Proprio per tutto questo non c’era bisogno dell’ennesima picconata alla credibilità di una categoria dove i giochi si decidono, (a questo punto) più che nei garage, nelle stanze degli sponsor. Non più tardi di una settimana fa gli steward avevano impiegato quattro ore per decidere la “draconiana” penalità di Perez. Prima hanno aspettato di vedere come sarebbe finita la gara, poi hanno ascoltato la granitica difesa del pilota che non riusciva a stare dietro a una coupé, ed infine hanno determinato che per tre sanzioni sarebbe stata sufficiente l’immancabile reprimenda, oltre ad una misera aggiunta di cinque secondi che ovviamente non ha cambiato l’epilogo della corsa.

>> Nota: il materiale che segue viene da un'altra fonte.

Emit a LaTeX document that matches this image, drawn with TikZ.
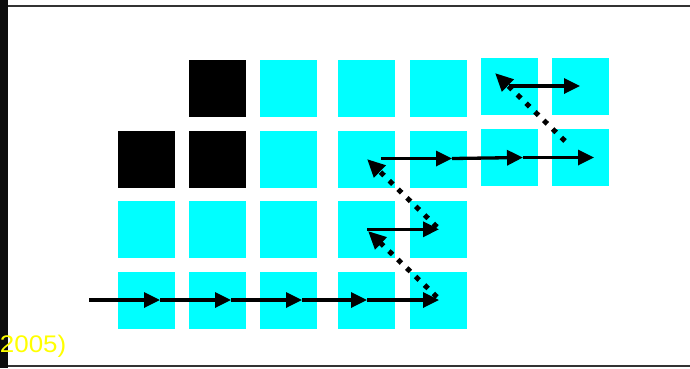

Lo stesso hanno fatto ieri, dopo l’impedimento di Super Max ai danni di Norris. Poverino, la sera prima aveva mangiato pesante e non si poteva certo ricordare che all’ultimo minuto delle qualifiche le macchine vengono su a cannone. Anche per lui, dopo aver riportato a più miti consigli il Lando furioso, una temibile riprensione frutto di ore di camera di consiglio. Per Leclerc invece non c’è stato bisogno di riunirsi in conclave: evidentemente avranno pensato che di rosso ce n’era già stato a sufficienza e hanno penalizzato la Ferrari in tempo reale per un lungo fatto con le gomme slick sotto il diluvio universale. Qui non c’è stato certo bisogno di ascoltare le spiegazioni del monegasco che, anzi, si è persino genuflesso sui ceci per un siffatto azzardo.

Safety car, GP Giappone 2023

Ma la dottrina giolittiana doveva ancora manifestarsi in tutta la sua disarmante potenza perché anche con la classificamanipolata il povero Max non avrebbe potuto fregiarsi del secondo iride nella terra del Sol Levante. Ecco, quindi, l’ennesima interpretazione del regolamento, cambiato dodici mesi fa per evitare che metà punteggio venisse assegnato dopo due giri dietro l’imprendibile Mercedes di Maylander. Sulla carta era tutto molto bello ed equo, ma ai piani alti avevano già preparato tutti gli ingredienti per il biscottone della fortuna (sarebbe cinese, ma ci perdonerete la licenza poetica) con all’interno il nome del vincitore del campionato del mondo.

In attesa di ulteriori colpi di scena (perché non accontentare anche la Mercedes ed Hamilton con un ottavo titolo piloti “postumo”?) non ci resta che chiudere con l’amaro in bocca questo editoriale, scritto con l’amara consapevolezza di aver scoperto che il giocattolo, che già sapevamo essere malmesso, si è definitivamente rotto.